This weekend Frank and I had one of our customary coffee-fueled conversations about art and literature. This conversation was specifically about poetry and poetic forms. I told Frank that I used to enjoy poetry (both the reading and the writing) more than I do now. Though I wasn't quite sure why, poetry no longer satisfied expectations I've grown to crave in an art experience. Anymore I tend to seek out metaphor in other forms, mostly visual...
And that prompted me to think about the work of Bas Jan Ader, whom I hadn't thought about in some time. And then I searched around and found these documentations of Bas Jan Ader's Falling performances on you tube.
To me, Ader's work is satisfying in the way Peter Callesen's Dying Swan is satisfying. Here are some of my thoughts on Callesen's work. The performances have a quiet intelligence, humor and an emotional punch without sappiness. He can laugh at himself and his frail but aspiring human efforts without being self-deprecating or narcissistically spiteful. And while the pieces are concise and clearly articulated, they are also open-ended.
The work has qualities similar to other conceptual / performance-based work that resonates with the sensibilities in some of my own modest performances (example 1, example 2). Other artists that came to mind during our conversation were Vik Muniz's Pictures of Clouds, Yoko Ono's Painting to See the Skies and her Smoke Painting and Ana Mendieta's Siluetas.
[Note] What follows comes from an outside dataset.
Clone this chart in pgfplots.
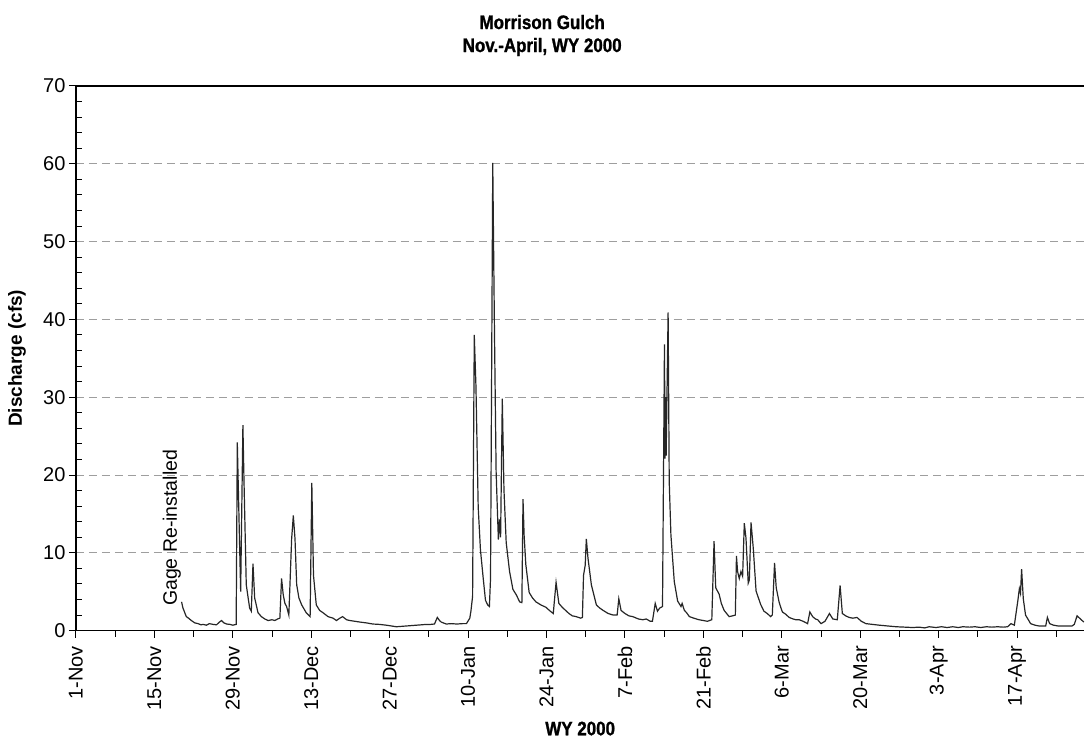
\documentclass[border=0pt]{standalone}
\usepackage{fontspec}
\setmainfont{Liberation Sans}
\newfontfamily\narrowbold[FakeStretch=0.87, FakeBold=1.2]{Liberation Sans Bold}
\usepackage{pgfplots}
\pgfplotsset{compat=1.18}
\pgfplotstableread{
d v
18.85 3.7
19.1 2.9
19.7 1.8
20.1 1.6
20.6 1.3
21.2 1.0
21.8 0.9
22.3 0.75
22.7 0.8
23.3 0.7
23.8 0.9
24.5 0.8
25.1 0.75
25.6 1.1
26.0 1.3
26.4 1.0
26.9 0.85
27.5 0.8
28.0 0.7
28.6 0.8
28.8 24.2
29.4 5.0
29.8 26.4
30.0 19.1
30.4 5.9
31.0 2.9
31.3 2.5
31.6 8.6
31.9 4.2
32.5 2.3
33.1 1.8
33.7 1.5
34.3 1.3
35.0 1.4
35.5 1.3
36.0 1.5
36.4 1.6
36.7 6.7
37.0 4.6
37.3 3.5
37.6 3.1
38.0 2.0
38.5 11.8
38.8 14.8
39.1 11.8
39.4 5.9
39.8 4.2
40.3 3.3
41.1 2.3
41.8 1.8
42.1 19.0
42.4 7.1
42.9 3.3
43.5 2.6
44.1 2.3
45.0 1.8
45.9 1.6
46.5 1.3
47.1 1.6
47.6 1.8
48.3 1.4
48.9 1.3
49.8 1.2
50.7 1.1
51.8 1.0
53.0 0.85
54.2 0.8
55.4 0.7
56.3 0.6
57.2 0.5
58.1 0.55
59.0 0.6
59.9 0.65
60.8 0.7
61.7 0.75
62.5 0.8
63.3 0.8
64.0 0.85
64.5 1.7
64.9 1.3
65.2 1.1
66.1 0.85
67.0 0.9
68.0 0.85
69.0 0.9
69.7 0.9
70.3 1.6
70.5 2.5
70.8 4.4
71.1 38.0
71.4 31.4
71.8 15.9
72.2 10.4
72.7 6.7
73.1 3.9
73.5 3.3
73.8 3.1
74.0 6.7
74.4 60.1
74.7 38.7
75.0 20.4
75.4 11.7
75.6 14.3
75.8 12.0
76.1 29.8
76.4 18.1
76.8 11.3
77.4 7.6
78.0 5.3
78.6 4.6
79.2 3.7
79.6 3.6
79.8 16.9
80.0 12.2
80.3 8.5
80.9 4.9
81.5 4.2
82.1 3.7
83.0 3.3
83.9 3.0
84.5 2.6
85.2 2.2
85.7 6.2
86.2 3.5
86.8 3.0
87.4 2.6
88.0 2.2
88.6 1.9
89.3 1.8
90.1 1.6
90.4 1.7
90.6 7.1
90.9 8.4
91.1 11.8
91.4 9.3
92.0 5.9
92.9 3.3
93.5 2.9
94.1 2.6
95.0 2.2
95.9 2.0
96.6 2.0
96.9 4.1
97.3 2.6
98.0 2.2
98.7 1.9
99.4 1.8
100.4 1.5
101.2 1.4
101.8 1.5
102.5 1.2
102.9 1.2
103.4 3.5
103.8 2.5
104.2 2.9
104.7 3.1
105.05 36.8
105.15 22.1
105.25 30.0
105.35 22.5
105.7 40.9
105.9 19.1
106.2 12.3
106.8 6.3
107.4 3.8
108.0 3.1
108.2 3.5
108.6 2.6
109.0 2.3
109.5 1.8
110.3 1.6
111.2 1.4
112.0 1.3
112.7 1.2
113.5 1.4
113.9 11.5
114.2 5.5
114.8 4.7
115.2 3.5
115.7 2.6
116.6 1.8
117.2 1.9
117.7 2.0
117.9 9.6
118.1 7.6
118.4 6.7
118.7 7.6
119.0 7.0
119.3 13.8
119.6 11.9
120.0 6.1
120.2 6.5
120.5 13.9
120.9 10.6
121.4 5.1
122.2 3.4
122.8 2.5
123.4 2.2
124.0 1.8
124.3 2.0
124.7 8.7
125.0 5.5
125.5 3.7
125.8 3.0
126.1 2.4
126.7 2.1
127.3 1.7
128.0 1.5
128.5 1.4
129.1 1.4
129.8 1.2
130.6 0.9
131.0 2.4
131.5 1.8
132.0 1.5
132.4 1.4
133.0 0.9
133.7 1.2
134.5 2.2
135.1 1.5
135.9 1.4
136.4 5.8
136.8 2.2
137.4 1.9
138.0 1.7
138.7 1.6
139.4 1.7
140.2 1.2
141.0 0.9
142.2 0.8
143.4 0.7
144.9 0.6
146.4 0.5
147.9 0.45
149.4 0.4
150.5 0.45
151.5 0.35
152.3 0.5
153.5 0.4
154.5 0.5
155.5 0.4
156.5 0.5
157.5 0.4
158.3 0.5
159.5 0.45
160.5 0.5
161.5 0.4
162.5 0.5
163.5 0.45
164.5 0.5
165.5 0.45
166.3 0.5
166.9 0.9
167.5 0.7
168.1 3.7
168.4 5.4
168.6 4.8
168.8 7.9
169.1 4.1
169.5 2.0
170.0 1.4
170.4 0.9
171.2 0.7
171.9 0.6
172.6 0.6
173.1 0.6
173.4 1.7
173.8 0.9
174.5 0.7
175.3 0.6
176.1 0.6
177.0 0.6
177.8 0.6
178.2 0.8
178.7 1.9
179.3 1.5
179.9 1.1
}\flowdata
\begin{document}
\begin{tikzpicture}
\begin{axis}[
  width=1009pt, height=545pt, scale only axis,
  xmin=0, xmax=180, ymin=0, ymax=70,
  clip=false,
  axis line style={draw=none},
  xtick={0,14,...,168},
  xticklabels={1-Nov,15-Nov,29-Nov,13-Dec,27-Dec,10-Jan,24-Jan,7-Feb,21-Feb,6-Mar,20-Mar,3-Apr,17-Apr},
  minor xtick={7,21,...,175},
  ytick={0,10,...,70},
  minor ytick={2,4,6,8,12,14,16,18,22,24,26,28,32,34,36,38,42,44,46,48,52,54,56,58,62,64,66,68},
  xtick pos=left, ytick pos=left,
  tick align=outside,
  major tick length=7pt, minor tick length=6pt,
  minor y tick style={xshift=6pt},
  tick style={black, line width=1pt},
  ymajorgrids,
  major grid style={dash pattern=on 8pt off 5pt, color=black!38, line width=1pt},
  xticklabel style={yshift=-5pt, rotate=90, anchor=east, font=\fontsize{20}{22}\selectfont},
  yticklabel style={font=\fontsize{20}{22}\selectfont},
  /pgf/number format/assume math mode=true,
]
\addplot[color=black!85, line width=1.2pt] table[x=d, y=v] {\flowdata};
\draw[black, line width=1.3pt] (rel axis cs:0,0) -- (rel axis cs:0,1) -- (rel axis cs:1,1);
\draw[black, line width=1.3pt] (rel axis cs:0,0) -- (rel axis cs:1,0);
\node[rotate=90, font=\fontsize{19.5}{22}\selectfont] at (axis cs:17.1,13.2) {Gage Re-installed};
\end{axis}
\node[font=\narrowbold\fontsize{19.5}{23}\selectfont, align=center] at (466.5pt, 595.5pt) {Morrison Gulch\\Nov.-April, WY 2000};
\node[rotate=90, font=\bfseries\fontsize{19}{22}\selectfont] at (-59pt, 272.5pt) {Discharge (cfs)};
\node[font=\narrowbold\fontsize{19.5}{22}\selectfont] at (504.5pt, -98pt) {WY 2000};
\path[use as bounding box] (-76pt,-109pt) rectangle (1009pt,631pt);
\end{tikzpicture}
\end{document}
Because Frank teaches poetry and other literature and has a personal stake in poetry and in me being friendly toward the form, he wanted to find out what it was that I was or wasn't responding to in the written poetic forms.
So what I was able to tease out that I'm not responding to in poetry is the formalism. It's both the formal and expressionistic mark – the literal mark of language or the expressive line – that doesn't hold my attention as it used to. On the other hand, an imprint, a surface or even Pollock's drips are, to me, far more interesting as a trace of absence than the expressive line of other abstract expressionists.
As we talked more, Frank figured that it was the presence and the body that had such resonance with me. And I think he's right. What remains important to me is that there is something always at risk with the body, and any attempts to get around that risk, whether they be willful aspirations for artistic immortality or claims of some promise of spiritual immortality, feels horribly deluded and false to me. It's the impermanence and the flailings that are relevant... at least in my mind.
That being said, I still have a high regard for prose poetry and for fiction that reads like poetry and for work written in present tense (as Frank remarked I often write in present tense myself). My favorite novel is still Jeanette Winterson's Written on the Body. Curiously, even the title... It seems so obvious now.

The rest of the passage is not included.